Иначе говоря, к моменту нападения Германии на Советский Союз летом 1941 года в советском обществе прочно утвердилось представление о том, что воинская служба влечет за собой обретение особого социального статуса. В какой-то мере в этой общественной системе прижилась и традиция помощи, оказываемой отставникам за их прежние подвиги, которая в Европе восходит, по крайней мере, к римской античности[902]
. Тем не менее особое попечение о старых солдатах не получило в СССР такого же институционального оформления, как взаимовыгодные отношения между государством и бойцом, находящимся в строю. На скромную поддержку со стороны властей могли рассчитывать только те ветераны, которые на фронте потеряли конечности или получили иные серьезные увечья, а от подавляющего большинства демобилизованных ожидалась беспрепятственная интеграция в гражданскую жизнь. Будущие привилегии можно было заслужить лишь дальнейшим служением советскому государству; былые же фронтовые заслуги не обеспечивали никакого пожизненно закрепляемого статуса.Во время войны и сразу после нее этот служилый класс воинов трансформировался в «сообщество заслуживающих», члены которого ожидали последующего воздаяния за свои ратные подвиги. Сама чудовищность жертв, принесенных солдатами на передовой, в глазах многих подразумевала наличие неоплатного долга всего общества перед теми, кто его защитил. Подобные чувства подогревались государственной политикой в отношении ветеранов и их родственников, проводимой в военную пору и в первые послевоенные годы. Из предпринимаемых тогда мер можно было сделать вывод о том, что особый статус, собственно, уже обеспечен: шаг за шагом, постепенно, советское законодательство наделяло все большими привилегиями новые и новые категории ветеранов – инвалидов войны, демобилизованных по закону от 1945 года, бывших военнопленных и так далее, – пока почти все ветераны не оказались охваченными системой минимальных государственных льгот[903]
. Официальные обещания особого отношения, сделанные в ходе демобилизации, еще больше укрепили в ветеранах ощущение собственной избранности[904]. Со стороны могло показаться, что на какое-то время участники Великой Отечественной войны действительно превратились в самое настоящее советское сословие – статусную группу, мало чем отличающуюся от «приписываемых» классов межвоенных лет[905].Однако поэтапное признание государством ветеранских притязаний на избранность резко заглохло в конце 1947 года. Многие привилегии, определенные для фронтовиков – например, единовременная выплата при увольнении в запас, право на производственную должность, которая была бы не ниже довоенной, упрощенный доступ к стройматериалам и ссудам на жилищное строительство, – устанавливались законом о демобилизации от 23 июня 1945 года и, следовательно, изначально рассматривались как временные. По мере того как ветераны интегрировались в советское общество и превращались в обычных гражданских, они лишались особого статуса.

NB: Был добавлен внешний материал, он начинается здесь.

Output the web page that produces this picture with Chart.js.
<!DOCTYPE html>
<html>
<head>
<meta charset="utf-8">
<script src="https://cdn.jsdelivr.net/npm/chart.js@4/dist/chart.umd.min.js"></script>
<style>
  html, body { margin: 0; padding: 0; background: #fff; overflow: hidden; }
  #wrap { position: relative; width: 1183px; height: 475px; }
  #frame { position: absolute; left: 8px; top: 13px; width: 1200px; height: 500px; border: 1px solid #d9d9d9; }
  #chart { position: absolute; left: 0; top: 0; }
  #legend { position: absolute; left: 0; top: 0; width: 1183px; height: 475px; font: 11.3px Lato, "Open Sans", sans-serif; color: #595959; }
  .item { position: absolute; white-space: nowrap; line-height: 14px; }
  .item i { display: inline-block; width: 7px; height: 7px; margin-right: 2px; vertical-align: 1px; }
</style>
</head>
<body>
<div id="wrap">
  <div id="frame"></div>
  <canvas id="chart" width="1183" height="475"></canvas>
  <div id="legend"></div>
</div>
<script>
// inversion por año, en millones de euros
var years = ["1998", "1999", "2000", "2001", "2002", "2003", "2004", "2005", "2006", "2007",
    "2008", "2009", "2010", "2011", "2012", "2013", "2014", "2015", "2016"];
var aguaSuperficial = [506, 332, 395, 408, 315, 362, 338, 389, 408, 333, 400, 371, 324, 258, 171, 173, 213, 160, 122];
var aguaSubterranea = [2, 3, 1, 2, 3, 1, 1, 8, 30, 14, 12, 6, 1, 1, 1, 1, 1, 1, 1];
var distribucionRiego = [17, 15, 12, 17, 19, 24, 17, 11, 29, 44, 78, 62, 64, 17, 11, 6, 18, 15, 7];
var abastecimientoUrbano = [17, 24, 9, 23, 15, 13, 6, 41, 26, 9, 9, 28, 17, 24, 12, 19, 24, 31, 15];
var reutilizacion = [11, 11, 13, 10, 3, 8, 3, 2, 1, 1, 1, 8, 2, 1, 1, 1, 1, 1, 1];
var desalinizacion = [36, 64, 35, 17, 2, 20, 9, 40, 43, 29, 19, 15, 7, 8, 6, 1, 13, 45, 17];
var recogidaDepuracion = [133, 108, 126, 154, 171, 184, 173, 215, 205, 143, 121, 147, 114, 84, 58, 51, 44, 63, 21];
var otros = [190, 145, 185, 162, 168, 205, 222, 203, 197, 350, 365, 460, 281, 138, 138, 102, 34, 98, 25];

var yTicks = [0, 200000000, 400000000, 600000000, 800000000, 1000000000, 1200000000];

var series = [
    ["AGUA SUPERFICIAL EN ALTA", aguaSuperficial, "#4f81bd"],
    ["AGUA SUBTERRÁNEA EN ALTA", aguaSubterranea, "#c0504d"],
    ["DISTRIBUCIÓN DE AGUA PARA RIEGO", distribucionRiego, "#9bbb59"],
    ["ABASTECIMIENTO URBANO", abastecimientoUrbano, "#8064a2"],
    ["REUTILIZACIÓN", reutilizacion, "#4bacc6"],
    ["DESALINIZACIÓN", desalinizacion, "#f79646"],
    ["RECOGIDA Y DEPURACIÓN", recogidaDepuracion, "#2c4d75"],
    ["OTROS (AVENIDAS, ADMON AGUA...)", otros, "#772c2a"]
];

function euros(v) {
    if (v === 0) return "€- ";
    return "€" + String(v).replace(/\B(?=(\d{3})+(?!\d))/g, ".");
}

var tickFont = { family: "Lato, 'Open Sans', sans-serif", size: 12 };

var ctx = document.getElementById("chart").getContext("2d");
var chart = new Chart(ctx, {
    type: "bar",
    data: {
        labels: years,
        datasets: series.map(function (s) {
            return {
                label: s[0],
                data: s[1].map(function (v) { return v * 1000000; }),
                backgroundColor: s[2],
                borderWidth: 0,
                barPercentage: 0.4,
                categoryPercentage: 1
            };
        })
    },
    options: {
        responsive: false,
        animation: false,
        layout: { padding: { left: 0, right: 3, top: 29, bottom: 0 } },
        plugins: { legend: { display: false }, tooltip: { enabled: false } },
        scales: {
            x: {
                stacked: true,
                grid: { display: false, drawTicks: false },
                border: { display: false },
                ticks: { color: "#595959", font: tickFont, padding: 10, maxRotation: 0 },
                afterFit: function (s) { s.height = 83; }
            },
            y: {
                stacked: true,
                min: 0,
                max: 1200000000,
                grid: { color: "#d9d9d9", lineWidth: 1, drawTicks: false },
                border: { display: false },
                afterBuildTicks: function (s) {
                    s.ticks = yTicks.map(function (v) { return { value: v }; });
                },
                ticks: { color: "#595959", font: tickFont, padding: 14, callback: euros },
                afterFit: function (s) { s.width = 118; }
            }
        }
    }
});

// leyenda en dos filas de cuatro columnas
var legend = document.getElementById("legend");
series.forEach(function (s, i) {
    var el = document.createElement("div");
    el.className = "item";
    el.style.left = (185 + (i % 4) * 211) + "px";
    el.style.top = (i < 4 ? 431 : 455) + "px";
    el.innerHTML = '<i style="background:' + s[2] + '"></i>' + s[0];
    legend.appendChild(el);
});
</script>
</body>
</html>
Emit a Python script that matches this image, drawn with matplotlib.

Более того, как только стало ясно, что первые волны демобилизации прошли без серьезных угроз для политической стабильности, мужчин 1925 года рождения, уволенных в ходе последней волны демобилизации в 1948 году, вообще лишили даже этих скромных преимуществ, за исключением единовременной выплаты[906]
.Подобное ущемление фронтовиков, демобилизуемых с последней волной, стало вполне логичным продолжением наметившегося еще в 1947 году государственного курса на постепенный отказ от специального поощрения за военную службу. Советские руководители все яснее осознавали дороговизну системы привилегий, и, как только стало понятно, что никакого нового декабристского движения не предвидится, они сочли ее экономически нецелесообразной[907]
. Их логика особенно четко задокументирована применительно к ликвидации большинства привилегий, обусловленных наличием высоких государственных наград[908].